• **Directions for this task**
Which lines contain the word "that"? Return each of them as written.

(Source code of charts)
□ □ □ □
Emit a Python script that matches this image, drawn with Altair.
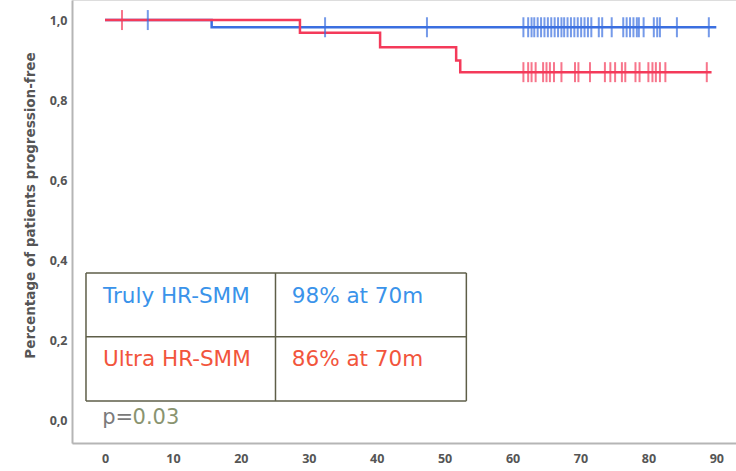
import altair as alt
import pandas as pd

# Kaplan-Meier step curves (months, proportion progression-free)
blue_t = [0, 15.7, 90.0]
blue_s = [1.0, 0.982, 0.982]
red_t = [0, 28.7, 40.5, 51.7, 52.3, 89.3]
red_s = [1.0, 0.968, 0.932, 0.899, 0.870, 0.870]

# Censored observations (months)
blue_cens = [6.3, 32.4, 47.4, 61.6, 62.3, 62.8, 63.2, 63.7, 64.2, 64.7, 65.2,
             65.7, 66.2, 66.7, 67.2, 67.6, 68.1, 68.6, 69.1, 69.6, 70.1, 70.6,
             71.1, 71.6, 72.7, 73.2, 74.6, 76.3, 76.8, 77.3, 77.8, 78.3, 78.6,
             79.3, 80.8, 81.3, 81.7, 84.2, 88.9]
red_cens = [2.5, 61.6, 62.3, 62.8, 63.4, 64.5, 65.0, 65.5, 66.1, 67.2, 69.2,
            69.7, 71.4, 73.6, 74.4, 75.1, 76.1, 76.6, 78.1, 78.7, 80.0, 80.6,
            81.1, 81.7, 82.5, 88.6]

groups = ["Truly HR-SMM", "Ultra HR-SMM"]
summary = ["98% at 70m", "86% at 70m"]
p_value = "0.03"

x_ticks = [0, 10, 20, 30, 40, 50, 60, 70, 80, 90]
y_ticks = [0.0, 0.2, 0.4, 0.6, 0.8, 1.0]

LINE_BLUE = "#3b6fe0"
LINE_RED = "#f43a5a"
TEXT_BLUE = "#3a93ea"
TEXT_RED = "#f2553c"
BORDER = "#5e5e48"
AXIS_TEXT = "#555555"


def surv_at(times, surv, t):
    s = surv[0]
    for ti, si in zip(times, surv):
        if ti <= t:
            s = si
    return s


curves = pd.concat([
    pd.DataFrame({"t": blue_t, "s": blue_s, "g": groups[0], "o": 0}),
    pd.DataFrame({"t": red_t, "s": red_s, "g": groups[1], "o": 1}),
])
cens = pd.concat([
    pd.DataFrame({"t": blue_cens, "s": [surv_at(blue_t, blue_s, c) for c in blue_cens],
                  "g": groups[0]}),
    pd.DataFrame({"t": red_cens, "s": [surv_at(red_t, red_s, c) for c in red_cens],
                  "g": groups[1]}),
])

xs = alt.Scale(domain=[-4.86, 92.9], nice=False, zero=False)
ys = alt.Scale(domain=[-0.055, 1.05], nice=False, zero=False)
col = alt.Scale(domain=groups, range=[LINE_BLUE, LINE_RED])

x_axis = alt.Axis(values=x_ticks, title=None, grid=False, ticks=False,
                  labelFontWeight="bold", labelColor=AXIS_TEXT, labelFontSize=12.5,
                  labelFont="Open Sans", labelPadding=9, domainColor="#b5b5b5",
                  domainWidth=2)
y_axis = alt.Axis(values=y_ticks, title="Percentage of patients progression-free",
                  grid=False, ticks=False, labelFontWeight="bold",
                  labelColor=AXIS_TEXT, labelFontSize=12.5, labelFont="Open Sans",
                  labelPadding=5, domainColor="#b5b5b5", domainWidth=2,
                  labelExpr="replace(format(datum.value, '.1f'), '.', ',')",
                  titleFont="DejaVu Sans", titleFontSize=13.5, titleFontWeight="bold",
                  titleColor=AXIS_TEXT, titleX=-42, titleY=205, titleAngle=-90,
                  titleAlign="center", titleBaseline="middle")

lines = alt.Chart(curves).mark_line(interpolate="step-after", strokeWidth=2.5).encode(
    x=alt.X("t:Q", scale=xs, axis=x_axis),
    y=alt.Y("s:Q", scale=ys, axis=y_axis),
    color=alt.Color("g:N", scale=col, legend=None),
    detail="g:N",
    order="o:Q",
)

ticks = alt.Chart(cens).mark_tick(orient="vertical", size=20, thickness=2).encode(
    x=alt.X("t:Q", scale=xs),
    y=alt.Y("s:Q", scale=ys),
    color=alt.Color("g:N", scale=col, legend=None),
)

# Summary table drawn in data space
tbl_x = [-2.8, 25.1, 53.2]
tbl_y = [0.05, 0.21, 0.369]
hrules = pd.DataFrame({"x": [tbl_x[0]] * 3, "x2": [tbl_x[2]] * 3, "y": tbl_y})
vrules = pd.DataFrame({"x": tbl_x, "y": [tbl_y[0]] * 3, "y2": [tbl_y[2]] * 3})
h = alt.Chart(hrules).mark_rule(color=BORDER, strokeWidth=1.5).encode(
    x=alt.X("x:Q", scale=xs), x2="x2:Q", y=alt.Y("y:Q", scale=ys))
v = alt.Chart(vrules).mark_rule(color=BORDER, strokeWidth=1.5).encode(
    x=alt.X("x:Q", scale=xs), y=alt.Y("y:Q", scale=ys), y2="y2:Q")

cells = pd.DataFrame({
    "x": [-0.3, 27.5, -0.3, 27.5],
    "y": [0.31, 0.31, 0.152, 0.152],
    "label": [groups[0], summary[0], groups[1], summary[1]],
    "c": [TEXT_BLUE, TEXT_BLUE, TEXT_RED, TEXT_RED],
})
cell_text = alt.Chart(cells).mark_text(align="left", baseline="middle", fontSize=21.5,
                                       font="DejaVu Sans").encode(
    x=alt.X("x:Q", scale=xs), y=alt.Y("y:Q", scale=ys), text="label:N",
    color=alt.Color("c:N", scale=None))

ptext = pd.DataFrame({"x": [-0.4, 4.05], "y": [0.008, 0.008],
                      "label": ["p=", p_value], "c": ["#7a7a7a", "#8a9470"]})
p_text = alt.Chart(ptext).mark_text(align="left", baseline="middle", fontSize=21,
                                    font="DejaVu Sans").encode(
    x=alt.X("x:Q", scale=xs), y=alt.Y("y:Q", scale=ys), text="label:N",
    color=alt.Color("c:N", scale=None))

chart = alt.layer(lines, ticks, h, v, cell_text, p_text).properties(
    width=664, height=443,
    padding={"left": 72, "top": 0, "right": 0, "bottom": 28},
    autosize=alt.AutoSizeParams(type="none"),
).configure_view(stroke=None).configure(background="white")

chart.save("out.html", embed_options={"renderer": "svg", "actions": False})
□ □ □ □
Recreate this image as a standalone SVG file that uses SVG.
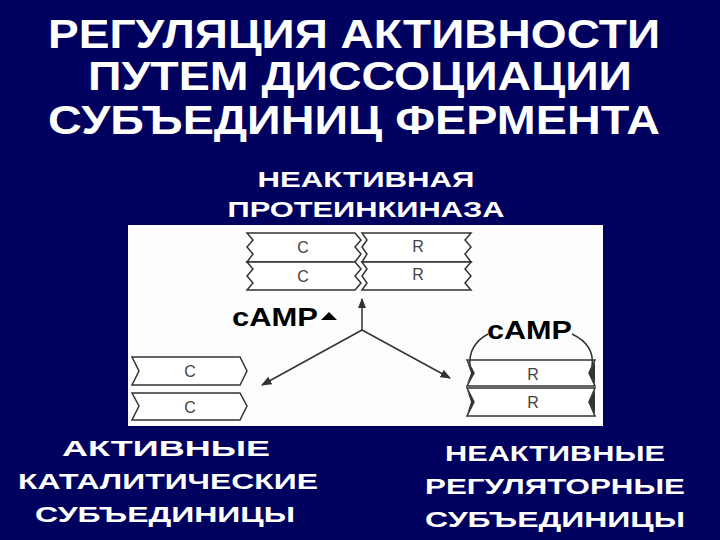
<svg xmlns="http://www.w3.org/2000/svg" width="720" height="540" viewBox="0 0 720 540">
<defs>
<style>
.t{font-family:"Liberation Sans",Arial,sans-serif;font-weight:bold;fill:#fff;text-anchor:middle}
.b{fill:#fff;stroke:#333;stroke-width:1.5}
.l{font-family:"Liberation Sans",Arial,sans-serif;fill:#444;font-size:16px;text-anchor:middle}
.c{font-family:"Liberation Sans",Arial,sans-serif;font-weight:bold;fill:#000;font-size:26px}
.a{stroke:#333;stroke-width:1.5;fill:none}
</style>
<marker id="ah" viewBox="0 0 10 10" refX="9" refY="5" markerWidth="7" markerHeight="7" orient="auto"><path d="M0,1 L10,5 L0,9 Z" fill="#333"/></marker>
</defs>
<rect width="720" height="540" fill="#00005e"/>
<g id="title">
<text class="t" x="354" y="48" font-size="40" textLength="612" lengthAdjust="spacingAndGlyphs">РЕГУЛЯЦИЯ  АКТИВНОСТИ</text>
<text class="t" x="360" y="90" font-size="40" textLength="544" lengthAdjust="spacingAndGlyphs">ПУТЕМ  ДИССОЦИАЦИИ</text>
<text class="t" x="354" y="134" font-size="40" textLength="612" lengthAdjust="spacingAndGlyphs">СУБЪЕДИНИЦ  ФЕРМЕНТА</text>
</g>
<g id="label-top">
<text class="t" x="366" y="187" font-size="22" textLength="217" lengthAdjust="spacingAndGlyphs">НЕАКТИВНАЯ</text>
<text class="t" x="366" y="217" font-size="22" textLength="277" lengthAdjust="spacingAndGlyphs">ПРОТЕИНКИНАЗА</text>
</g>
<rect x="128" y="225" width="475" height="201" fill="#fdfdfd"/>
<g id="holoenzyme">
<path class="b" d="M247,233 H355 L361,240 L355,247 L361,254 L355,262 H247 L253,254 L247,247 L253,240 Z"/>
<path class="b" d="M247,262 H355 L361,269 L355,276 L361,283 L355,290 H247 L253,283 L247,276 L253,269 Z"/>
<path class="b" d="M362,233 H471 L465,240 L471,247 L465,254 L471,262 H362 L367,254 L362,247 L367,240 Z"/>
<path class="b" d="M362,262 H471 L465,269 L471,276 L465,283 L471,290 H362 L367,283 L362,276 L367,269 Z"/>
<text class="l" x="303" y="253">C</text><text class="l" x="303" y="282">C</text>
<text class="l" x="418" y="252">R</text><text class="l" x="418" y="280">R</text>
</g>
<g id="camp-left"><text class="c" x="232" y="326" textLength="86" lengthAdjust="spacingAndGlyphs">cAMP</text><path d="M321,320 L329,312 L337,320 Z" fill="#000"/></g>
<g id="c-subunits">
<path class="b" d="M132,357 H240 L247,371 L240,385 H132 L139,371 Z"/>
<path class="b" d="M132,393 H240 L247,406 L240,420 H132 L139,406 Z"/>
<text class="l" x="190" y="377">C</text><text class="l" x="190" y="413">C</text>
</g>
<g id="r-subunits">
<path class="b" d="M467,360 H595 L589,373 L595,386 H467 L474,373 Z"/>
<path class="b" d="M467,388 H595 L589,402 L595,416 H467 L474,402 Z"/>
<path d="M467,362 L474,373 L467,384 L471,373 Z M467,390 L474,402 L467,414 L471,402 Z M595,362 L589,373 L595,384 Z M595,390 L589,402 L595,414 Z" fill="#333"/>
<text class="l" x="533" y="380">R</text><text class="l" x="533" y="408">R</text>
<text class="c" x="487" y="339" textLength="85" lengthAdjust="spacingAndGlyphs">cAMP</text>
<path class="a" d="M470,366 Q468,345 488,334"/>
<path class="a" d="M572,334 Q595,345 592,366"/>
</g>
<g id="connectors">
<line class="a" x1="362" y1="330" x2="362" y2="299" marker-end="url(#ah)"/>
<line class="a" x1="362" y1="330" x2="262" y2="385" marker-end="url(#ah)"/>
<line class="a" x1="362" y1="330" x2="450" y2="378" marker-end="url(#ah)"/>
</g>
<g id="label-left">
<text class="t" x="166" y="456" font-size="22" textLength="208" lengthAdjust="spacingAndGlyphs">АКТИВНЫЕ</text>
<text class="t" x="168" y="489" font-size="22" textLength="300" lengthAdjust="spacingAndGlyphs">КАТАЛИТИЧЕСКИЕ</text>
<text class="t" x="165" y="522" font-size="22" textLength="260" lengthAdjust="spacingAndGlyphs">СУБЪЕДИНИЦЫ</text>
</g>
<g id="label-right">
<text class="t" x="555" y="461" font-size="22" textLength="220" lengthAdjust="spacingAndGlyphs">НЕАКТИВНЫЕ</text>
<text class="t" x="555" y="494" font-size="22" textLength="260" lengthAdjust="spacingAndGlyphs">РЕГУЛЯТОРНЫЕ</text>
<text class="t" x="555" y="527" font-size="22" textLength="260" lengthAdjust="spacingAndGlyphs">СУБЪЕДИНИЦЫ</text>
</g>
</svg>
□ □ □ □
• **Answer to this task**
Emit a Python script that matches this image, drawn with Altair.
Recreate this image as a standalone SVG file that uses SVG.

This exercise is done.